Attribute Metadata (Discovered)

Data sources that have been upgraded to the Schema Analysis tier will have access to attribute metadata generated from Pancake’s scan. The Schema Analysis provides details of the following:

attribute path
attribute name
polymorphic name
attribute level
attribute order
data type
sample value
array type (object or primitive)
primitive array yes/no
primitive array data type and date of first scan.

This data is also available outside the app UI via the following two views:

VW_DATASOURCE_ATTRIBUTES
VW_DATASOURCE_VERSION_ATTRIBUTES (shows attributes by version or scan)

Dynamic Table Generation Metadata (Coming Soon)

Once a data source has been scanned at the Schema Analysis tier, users can use the Dynamic Table Generation page to select that datasource and configure the additional properties for each attribute, which is required to generate the SQL statements to extract and flatten that JSON source into Dynamic Tables.

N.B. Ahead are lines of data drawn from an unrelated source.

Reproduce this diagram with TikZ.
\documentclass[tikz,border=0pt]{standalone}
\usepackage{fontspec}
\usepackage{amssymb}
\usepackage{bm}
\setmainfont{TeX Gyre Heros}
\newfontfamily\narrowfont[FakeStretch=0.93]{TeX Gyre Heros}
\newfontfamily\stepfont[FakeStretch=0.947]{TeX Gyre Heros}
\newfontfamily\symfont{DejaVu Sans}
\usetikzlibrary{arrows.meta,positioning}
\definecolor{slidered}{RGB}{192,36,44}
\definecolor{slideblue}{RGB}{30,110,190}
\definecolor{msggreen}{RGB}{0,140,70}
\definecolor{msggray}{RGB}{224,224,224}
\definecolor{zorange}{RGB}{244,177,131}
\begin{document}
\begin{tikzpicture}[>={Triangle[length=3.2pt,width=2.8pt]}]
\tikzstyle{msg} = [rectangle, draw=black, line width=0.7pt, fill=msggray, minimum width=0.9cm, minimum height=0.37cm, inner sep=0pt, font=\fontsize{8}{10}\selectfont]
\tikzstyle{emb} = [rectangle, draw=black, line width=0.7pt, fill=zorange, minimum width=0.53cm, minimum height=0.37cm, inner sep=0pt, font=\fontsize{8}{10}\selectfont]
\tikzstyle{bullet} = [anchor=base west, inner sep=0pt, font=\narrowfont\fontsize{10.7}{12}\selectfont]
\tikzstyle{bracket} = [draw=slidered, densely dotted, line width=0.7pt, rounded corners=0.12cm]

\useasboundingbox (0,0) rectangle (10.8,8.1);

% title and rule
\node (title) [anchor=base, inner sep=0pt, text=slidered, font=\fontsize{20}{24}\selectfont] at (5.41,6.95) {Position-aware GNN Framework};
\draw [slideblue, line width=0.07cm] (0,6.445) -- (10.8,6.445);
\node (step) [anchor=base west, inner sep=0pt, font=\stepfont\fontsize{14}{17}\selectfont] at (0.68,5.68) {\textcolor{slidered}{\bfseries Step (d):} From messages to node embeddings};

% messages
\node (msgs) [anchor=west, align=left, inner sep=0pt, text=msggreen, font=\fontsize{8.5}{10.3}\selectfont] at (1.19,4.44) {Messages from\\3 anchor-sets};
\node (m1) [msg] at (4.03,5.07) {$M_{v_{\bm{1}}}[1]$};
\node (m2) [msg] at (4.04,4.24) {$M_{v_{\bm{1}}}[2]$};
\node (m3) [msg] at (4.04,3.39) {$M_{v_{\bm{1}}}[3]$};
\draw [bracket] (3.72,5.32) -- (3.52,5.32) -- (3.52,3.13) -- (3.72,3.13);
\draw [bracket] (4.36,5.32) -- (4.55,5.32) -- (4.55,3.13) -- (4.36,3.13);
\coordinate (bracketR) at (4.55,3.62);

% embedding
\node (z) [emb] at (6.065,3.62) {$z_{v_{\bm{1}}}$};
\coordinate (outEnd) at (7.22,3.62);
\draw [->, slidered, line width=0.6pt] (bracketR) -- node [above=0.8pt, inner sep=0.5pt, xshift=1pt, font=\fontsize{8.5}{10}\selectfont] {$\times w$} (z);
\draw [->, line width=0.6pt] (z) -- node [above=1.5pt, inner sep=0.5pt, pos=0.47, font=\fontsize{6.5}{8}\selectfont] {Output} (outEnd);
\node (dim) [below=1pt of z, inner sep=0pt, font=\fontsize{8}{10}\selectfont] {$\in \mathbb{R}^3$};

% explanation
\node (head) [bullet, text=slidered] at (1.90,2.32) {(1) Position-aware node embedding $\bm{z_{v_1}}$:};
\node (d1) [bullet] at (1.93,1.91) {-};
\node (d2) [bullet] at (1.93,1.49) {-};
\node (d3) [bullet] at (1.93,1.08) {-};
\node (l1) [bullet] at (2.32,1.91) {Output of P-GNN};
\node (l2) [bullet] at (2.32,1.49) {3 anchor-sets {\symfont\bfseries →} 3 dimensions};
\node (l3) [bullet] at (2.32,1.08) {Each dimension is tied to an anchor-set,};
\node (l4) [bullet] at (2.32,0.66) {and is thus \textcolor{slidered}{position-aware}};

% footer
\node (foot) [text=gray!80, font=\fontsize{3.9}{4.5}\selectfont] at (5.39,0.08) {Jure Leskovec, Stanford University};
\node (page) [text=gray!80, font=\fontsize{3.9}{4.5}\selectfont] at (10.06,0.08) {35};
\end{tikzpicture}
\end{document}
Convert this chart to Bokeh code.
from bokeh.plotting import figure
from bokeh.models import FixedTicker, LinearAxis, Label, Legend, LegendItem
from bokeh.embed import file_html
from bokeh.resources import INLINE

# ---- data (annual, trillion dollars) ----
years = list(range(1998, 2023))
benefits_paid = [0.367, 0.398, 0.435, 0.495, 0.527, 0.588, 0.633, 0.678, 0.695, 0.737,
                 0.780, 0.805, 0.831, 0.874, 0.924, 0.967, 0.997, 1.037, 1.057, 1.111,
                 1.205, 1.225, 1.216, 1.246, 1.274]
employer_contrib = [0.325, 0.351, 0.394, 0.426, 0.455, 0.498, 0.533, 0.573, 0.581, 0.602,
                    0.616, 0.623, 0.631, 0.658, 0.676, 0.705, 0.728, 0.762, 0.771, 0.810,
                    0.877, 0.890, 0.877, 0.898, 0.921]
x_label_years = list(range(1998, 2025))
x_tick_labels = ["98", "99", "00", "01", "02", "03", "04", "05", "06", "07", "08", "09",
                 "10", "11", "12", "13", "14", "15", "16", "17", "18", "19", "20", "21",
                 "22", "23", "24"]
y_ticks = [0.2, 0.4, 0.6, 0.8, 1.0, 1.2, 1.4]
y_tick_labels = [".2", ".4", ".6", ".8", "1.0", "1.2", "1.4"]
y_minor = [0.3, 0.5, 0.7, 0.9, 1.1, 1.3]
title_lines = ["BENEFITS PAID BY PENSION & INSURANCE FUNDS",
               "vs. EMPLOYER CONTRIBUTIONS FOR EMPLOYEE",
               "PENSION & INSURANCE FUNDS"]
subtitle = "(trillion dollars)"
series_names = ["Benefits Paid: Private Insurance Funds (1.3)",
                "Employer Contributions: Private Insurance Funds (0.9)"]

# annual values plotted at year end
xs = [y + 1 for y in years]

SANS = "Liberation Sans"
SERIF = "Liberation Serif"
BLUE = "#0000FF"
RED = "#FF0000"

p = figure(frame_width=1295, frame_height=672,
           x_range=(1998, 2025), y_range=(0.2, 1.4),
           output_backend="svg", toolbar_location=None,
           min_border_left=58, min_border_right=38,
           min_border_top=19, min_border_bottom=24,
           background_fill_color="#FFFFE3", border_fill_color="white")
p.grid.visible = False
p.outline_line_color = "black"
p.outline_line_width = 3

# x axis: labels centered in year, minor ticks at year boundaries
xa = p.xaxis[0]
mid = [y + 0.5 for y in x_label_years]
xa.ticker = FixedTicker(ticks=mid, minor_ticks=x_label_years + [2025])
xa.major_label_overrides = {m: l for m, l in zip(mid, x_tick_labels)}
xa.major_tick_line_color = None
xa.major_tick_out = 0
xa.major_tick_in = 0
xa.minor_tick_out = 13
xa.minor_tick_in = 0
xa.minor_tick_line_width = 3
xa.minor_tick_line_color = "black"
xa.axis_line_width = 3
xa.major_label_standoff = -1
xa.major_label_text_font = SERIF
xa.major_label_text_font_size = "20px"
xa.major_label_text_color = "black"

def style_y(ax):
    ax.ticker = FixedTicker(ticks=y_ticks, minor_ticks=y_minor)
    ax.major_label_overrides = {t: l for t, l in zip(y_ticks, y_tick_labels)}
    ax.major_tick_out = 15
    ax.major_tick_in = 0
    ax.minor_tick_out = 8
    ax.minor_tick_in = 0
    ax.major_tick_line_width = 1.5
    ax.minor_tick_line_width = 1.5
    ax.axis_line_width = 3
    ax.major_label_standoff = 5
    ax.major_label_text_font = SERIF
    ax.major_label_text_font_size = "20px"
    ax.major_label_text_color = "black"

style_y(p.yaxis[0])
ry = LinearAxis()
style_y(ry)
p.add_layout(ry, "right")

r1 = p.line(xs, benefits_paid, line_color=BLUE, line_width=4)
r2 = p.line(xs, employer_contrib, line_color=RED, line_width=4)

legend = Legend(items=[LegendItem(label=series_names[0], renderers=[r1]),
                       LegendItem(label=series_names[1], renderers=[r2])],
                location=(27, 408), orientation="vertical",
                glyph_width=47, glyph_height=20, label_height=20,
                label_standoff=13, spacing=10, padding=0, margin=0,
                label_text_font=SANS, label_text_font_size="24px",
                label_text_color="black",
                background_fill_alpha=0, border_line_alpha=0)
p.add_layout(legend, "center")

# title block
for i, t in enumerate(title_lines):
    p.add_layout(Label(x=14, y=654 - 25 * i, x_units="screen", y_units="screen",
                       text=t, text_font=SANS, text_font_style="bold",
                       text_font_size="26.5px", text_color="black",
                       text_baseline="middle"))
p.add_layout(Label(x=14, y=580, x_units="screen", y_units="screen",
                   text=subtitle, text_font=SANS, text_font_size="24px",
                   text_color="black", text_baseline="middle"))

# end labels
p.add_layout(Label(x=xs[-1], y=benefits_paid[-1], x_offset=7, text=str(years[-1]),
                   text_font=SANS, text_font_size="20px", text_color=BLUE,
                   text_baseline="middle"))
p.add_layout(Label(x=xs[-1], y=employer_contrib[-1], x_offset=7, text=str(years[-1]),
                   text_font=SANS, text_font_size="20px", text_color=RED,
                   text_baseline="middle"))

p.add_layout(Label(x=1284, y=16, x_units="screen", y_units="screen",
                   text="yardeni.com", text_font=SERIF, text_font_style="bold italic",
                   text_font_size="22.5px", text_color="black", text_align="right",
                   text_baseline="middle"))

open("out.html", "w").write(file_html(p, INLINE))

Users will be asked to validate, specify, and/or configure the following:

Snowflake data type
Precision/Scale
Datetime format

These have default values based on inference from the scan, but the user may want to adjust them based on their understanding of the data. Users will also select and configure the attributes which will be carried down to each nested array. This allows for the Dynamic Tables to be represented as relational streams.

Ex: You are dealing with a JSON with retail sales information with an object that contains an orders array. You can select the customer_id column from the root level to include in the flattened our orders array. This will allow you to join the two Dynamic Tables based on the customer_id.

Users can access the generated code from the Dynamic Table Generation page as well as [VIEW].